**PROBLEM REQUIREMENTS**
Copy every line of the entries that includes the word "this".

[Figure scripts]
_ _ _

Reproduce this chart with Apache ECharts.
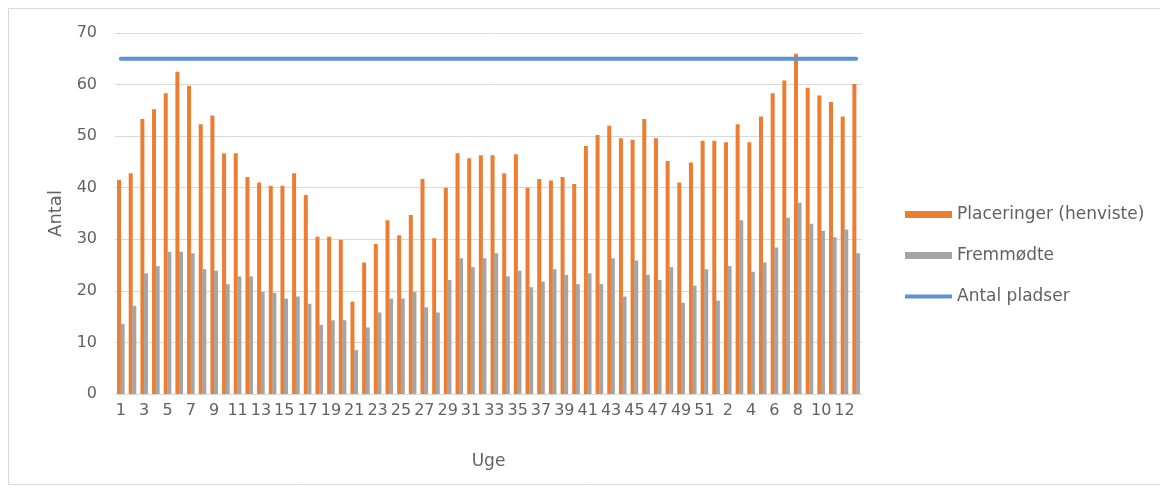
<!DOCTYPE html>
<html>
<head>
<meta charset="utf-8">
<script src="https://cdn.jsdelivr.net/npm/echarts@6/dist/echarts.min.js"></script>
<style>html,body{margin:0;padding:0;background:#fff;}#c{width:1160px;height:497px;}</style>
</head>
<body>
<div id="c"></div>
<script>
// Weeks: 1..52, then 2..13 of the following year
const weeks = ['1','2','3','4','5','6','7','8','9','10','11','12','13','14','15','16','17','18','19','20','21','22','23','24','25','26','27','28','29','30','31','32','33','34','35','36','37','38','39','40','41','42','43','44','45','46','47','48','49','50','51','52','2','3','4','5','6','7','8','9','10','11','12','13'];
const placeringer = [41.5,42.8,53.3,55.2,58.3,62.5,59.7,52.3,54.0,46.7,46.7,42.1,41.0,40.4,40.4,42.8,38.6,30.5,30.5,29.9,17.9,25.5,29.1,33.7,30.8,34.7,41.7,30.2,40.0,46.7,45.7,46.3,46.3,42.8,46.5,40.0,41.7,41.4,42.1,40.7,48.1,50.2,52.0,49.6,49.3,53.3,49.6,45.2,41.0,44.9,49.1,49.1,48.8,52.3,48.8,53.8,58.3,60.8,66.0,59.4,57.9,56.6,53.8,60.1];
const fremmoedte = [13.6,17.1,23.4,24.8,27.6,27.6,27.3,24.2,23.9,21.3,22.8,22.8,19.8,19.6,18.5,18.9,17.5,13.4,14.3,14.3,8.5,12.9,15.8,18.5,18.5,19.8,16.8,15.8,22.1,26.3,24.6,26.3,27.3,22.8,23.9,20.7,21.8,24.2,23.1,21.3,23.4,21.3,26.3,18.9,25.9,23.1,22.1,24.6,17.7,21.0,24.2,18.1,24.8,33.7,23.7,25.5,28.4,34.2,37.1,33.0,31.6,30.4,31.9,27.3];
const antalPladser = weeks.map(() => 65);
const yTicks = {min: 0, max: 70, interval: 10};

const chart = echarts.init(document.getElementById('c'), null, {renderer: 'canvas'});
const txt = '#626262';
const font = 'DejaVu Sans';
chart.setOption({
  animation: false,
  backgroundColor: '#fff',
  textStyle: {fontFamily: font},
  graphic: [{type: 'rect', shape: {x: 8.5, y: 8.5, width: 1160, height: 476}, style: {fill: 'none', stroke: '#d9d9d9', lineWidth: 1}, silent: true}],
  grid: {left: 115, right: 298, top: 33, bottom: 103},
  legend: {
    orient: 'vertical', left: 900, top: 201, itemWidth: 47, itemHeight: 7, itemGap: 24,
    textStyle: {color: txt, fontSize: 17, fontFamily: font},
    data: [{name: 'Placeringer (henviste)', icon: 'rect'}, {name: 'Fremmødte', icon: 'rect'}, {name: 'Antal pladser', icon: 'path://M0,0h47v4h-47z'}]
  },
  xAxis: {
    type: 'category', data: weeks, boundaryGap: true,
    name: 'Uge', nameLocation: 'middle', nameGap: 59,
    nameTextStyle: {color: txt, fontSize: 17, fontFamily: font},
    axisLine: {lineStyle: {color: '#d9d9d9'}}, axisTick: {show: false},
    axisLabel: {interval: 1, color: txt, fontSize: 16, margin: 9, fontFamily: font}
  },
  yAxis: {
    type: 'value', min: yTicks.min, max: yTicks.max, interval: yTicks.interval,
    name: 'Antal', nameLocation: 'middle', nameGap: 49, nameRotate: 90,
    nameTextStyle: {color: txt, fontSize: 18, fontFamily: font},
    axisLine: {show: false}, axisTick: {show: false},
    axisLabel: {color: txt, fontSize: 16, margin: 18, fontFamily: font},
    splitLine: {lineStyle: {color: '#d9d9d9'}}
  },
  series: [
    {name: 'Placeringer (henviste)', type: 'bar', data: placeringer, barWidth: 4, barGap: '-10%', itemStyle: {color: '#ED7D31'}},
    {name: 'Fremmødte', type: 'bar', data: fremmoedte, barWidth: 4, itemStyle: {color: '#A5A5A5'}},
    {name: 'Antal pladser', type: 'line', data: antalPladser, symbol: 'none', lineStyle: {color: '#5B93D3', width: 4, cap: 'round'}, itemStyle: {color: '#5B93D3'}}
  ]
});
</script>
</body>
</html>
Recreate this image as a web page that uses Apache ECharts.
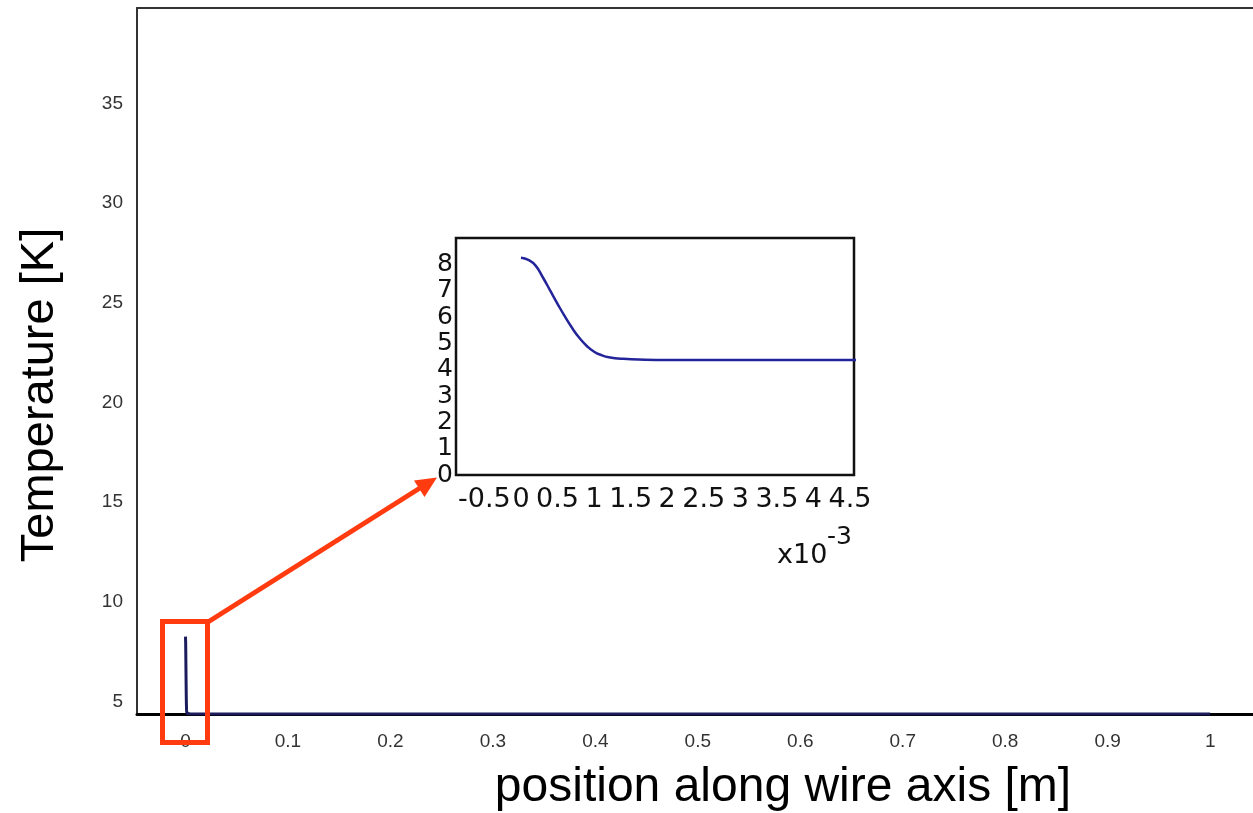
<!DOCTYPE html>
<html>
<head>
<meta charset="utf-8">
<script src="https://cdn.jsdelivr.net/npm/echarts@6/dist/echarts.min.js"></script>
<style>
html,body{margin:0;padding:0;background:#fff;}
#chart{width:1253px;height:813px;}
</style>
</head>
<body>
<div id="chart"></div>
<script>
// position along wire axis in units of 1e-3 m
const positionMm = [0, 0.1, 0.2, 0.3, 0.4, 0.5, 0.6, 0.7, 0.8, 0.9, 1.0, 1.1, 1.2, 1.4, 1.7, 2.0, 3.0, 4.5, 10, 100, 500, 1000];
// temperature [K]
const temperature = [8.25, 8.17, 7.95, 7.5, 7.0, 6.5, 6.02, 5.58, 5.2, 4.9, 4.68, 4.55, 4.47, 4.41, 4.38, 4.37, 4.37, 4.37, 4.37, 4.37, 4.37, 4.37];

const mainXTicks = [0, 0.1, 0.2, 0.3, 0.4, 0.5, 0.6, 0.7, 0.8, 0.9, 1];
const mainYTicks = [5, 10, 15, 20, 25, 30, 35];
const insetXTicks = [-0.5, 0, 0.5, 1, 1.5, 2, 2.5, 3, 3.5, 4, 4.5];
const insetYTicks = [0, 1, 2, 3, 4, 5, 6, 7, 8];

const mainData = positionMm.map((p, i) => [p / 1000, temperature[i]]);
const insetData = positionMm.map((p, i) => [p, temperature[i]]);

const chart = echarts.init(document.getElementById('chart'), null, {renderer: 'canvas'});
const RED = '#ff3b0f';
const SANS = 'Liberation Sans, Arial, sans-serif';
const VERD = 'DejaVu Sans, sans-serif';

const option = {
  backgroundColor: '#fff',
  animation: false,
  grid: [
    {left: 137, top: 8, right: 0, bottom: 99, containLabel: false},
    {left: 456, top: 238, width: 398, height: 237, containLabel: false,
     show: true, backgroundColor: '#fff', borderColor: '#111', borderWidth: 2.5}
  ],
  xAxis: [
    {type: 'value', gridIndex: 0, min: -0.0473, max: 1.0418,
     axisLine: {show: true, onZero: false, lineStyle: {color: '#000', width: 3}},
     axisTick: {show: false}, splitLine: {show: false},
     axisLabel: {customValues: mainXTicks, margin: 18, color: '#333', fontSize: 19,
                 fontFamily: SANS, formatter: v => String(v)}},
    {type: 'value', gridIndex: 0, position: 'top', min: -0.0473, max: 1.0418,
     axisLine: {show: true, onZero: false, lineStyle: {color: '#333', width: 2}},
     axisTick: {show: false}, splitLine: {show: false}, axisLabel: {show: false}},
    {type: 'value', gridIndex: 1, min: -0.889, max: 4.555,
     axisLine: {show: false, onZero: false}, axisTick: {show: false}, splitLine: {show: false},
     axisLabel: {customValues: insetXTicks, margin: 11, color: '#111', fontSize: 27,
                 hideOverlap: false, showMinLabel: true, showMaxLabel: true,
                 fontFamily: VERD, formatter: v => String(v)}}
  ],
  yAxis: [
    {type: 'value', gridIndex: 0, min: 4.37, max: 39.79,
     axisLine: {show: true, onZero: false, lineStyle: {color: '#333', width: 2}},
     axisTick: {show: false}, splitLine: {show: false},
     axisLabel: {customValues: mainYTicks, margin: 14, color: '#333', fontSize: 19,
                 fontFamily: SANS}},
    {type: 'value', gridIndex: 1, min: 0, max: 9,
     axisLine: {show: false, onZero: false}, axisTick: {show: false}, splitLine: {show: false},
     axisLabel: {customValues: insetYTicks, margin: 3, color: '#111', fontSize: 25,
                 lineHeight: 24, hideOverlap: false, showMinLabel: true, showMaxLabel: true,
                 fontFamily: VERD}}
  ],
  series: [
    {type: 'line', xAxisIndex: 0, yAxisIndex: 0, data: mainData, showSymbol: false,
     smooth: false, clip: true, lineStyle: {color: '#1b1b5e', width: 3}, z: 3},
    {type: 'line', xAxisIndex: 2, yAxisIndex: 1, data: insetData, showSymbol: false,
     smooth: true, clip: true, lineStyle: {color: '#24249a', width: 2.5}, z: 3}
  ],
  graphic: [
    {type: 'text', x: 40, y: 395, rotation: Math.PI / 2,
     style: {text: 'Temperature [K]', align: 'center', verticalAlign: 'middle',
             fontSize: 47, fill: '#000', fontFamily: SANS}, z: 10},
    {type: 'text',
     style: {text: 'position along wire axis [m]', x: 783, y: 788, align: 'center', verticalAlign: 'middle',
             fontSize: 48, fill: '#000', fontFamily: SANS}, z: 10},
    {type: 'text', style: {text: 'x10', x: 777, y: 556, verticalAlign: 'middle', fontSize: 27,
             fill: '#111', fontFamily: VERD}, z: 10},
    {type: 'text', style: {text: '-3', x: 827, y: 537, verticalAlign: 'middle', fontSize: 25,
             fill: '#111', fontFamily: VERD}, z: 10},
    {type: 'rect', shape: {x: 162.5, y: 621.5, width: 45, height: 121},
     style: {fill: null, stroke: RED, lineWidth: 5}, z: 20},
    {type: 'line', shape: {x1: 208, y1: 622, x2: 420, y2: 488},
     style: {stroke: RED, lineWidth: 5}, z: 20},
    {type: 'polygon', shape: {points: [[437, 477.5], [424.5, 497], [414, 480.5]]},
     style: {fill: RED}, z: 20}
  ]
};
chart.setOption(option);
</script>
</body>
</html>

_ _ _

**EXERCISE SOLUTION**
Reproduce this chart with Apache ECharts.
Recreate this image as a web page that uses Apache ECharts.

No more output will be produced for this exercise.